* _TASK DETAILS_
Begin at the first line of the data and copy each line through the one containing "3.3, 2.8, 2.32, 3.0, 3.83, 4.05, 4.3, 4.55, 4.45, 4.15, 4.1]", that line included, with no pictures.

**** SOURCE MATERIAL

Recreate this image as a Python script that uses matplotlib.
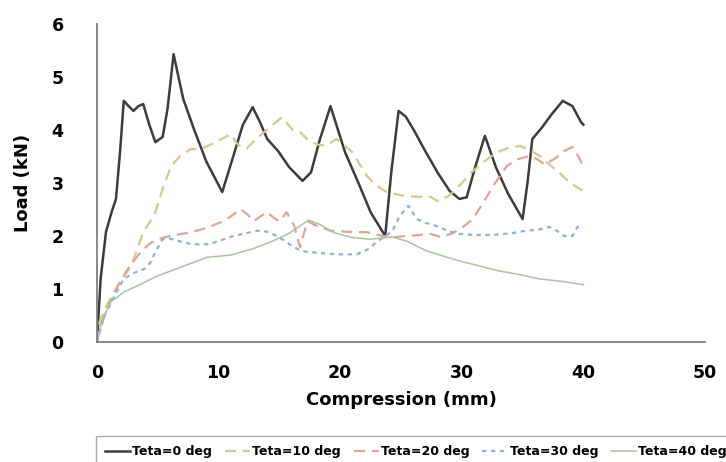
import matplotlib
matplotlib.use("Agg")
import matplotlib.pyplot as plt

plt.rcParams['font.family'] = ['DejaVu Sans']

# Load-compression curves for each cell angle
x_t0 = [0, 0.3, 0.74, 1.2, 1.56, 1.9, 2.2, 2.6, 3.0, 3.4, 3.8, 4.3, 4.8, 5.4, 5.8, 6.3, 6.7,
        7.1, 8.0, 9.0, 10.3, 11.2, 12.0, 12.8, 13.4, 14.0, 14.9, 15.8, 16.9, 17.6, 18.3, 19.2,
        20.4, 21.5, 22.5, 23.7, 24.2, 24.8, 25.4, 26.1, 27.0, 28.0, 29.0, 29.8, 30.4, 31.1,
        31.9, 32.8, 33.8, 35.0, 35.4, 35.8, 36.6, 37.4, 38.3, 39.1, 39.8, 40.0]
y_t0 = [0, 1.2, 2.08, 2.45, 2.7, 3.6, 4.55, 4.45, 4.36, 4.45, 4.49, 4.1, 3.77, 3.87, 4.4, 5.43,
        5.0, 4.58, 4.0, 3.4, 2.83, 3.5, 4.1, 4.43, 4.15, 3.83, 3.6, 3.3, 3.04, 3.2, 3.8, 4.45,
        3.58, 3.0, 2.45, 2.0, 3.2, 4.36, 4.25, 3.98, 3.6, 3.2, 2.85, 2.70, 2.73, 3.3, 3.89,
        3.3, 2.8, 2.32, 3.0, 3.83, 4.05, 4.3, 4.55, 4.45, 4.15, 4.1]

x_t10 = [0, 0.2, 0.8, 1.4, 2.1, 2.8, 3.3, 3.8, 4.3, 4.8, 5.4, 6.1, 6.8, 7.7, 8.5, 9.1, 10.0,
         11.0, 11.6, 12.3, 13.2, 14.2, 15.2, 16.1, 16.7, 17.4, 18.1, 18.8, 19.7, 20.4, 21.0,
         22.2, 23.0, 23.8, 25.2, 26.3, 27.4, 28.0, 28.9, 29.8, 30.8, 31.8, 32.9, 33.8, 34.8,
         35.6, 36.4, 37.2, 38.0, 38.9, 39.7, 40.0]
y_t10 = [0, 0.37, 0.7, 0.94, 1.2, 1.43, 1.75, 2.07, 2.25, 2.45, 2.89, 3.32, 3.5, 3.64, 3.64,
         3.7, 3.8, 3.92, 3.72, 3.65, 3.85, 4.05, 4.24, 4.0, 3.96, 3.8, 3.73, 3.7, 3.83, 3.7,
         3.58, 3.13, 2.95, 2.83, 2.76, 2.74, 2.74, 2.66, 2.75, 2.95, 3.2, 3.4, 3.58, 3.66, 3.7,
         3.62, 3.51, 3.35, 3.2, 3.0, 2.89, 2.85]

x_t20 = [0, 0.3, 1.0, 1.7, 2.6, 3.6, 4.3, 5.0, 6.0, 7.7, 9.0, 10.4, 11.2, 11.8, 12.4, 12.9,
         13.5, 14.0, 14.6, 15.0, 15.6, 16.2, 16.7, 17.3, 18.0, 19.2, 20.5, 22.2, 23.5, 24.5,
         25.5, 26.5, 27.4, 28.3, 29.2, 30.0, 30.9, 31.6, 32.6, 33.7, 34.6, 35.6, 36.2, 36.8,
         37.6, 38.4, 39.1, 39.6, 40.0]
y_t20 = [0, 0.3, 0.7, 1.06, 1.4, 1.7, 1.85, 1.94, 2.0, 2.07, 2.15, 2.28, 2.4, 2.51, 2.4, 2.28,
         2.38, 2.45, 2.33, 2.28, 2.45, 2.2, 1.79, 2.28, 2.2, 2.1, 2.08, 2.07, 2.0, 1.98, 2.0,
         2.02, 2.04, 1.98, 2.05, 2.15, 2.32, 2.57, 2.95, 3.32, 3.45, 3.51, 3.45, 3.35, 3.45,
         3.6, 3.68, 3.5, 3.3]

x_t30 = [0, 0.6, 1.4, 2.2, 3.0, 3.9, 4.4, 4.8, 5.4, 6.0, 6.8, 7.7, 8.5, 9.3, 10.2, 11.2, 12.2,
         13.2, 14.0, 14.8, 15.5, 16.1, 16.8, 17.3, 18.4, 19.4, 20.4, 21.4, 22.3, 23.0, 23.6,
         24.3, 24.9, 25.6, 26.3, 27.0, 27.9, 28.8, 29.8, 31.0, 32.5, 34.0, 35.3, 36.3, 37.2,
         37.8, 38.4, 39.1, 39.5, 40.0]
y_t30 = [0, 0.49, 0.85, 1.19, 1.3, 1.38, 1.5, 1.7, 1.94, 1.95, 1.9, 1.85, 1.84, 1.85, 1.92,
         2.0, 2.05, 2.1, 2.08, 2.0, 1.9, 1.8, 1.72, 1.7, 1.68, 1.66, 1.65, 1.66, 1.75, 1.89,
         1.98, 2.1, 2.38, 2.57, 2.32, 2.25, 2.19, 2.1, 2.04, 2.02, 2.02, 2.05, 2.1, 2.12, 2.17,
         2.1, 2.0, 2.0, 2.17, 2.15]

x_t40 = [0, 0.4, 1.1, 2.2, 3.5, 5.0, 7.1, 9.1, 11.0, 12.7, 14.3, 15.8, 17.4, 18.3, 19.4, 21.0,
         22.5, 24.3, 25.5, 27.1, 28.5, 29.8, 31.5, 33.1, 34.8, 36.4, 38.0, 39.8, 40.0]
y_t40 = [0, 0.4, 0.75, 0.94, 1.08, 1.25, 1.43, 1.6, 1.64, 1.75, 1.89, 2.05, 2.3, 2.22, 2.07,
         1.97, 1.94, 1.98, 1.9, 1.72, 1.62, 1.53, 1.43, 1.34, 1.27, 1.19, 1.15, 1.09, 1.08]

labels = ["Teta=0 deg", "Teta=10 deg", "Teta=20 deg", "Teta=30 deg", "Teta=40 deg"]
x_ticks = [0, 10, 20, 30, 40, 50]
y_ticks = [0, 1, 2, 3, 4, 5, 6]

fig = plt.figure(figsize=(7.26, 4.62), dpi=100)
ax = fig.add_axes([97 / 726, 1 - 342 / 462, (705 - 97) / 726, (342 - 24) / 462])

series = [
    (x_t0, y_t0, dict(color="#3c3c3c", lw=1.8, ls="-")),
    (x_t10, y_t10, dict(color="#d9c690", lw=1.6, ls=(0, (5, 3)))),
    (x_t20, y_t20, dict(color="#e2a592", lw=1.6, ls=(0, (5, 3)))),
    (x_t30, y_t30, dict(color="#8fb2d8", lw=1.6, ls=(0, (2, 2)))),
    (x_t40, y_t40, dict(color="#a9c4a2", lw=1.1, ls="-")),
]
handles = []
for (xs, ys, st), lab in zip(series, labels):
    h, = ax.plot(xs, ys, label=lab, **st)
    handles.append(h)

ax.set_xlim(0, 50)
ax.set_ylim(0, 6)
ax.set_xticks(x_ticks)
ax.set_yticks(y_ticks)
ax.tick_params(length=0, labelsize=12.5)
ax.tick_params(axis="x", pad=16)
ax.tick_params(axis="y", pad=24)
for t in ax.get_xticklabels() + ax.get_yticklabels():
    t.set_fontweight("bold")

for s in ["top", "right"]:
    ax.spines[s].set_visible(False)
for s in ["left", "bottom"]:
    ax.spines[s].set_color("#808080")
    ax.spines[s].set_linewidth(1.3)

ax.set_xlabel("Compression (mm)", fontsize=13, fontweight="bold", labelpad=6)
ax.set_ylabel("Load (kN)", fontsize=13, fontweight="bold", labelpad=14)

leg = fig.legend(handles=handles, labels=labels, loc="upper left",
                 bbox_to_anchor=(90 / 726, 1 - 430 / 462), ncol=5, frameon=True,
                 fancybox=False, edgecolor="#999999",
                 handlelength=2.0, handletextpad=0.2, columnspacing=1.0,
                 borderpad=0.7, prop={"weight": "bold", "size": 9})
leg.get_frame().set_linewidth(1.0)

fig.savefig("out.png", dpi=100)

********

* _FINISHED ANSWER_
Recreate this image as a Python script that uses matplotlib.
import matplotlib
matplotlib.use("Agg")
import matplotlib.pyplot as plt

plt.rcParams['font.family'] = ['DejaVu Sans']

# Load-compression curves for each cell angle
x_t0 = [0, 0.3, 0.74, 1.2, 1.56, 1.9, 2.2, 2.6, 3.0, 3.4, 3.8, 4.3, 4.8, 5.4, 5.8, 6.3, 6.7,
        7.1, 8.0, 9.0, 10.3, 11.2, 12.0, 12.8, 13.4, 14.0, 14.9, 15.8, 16.9, 17.6, 18.3, 19.2,
        20.4, 21.5, 22.5, 23.7, 24.2, 24.8, 25.4, 26.1, 27.0, 28.0, 29.0, 29.8, 30.4, 31.1,
        31.9, 32.8, 33.8, 35.0, 35.4, 35.8, 36.6, 37.4, 38.3, 39.1, 39.8, 40.0]
y_t0 = [0, 1.2, 2.08, 2.45, 2.7, 3.6, 4.55, 4.45, 4.36, 4.45, 4.49, 4.1, 3.77, 3.87, 4.4, 5.43,
        5.0, 4.58, 4.0, 3.4, 2.83, 3.5, 4.1, 4.43, 4.15, 3.83, 3.6, 3.3, 3.04, 3.2, 3.8, 4.45,
        3.58, 3.0, 2.45, 2.0, 3.2, 4.36, 4.25, 3.98, 3.6, 3.2, 2.85, 2.70, 2.73, 3.3, 3.89,
        3.3, 2.8, 2.32, 3.0, 3.83, 4.05, 4.3, 4.55, 4.45, 4.15, 4.1]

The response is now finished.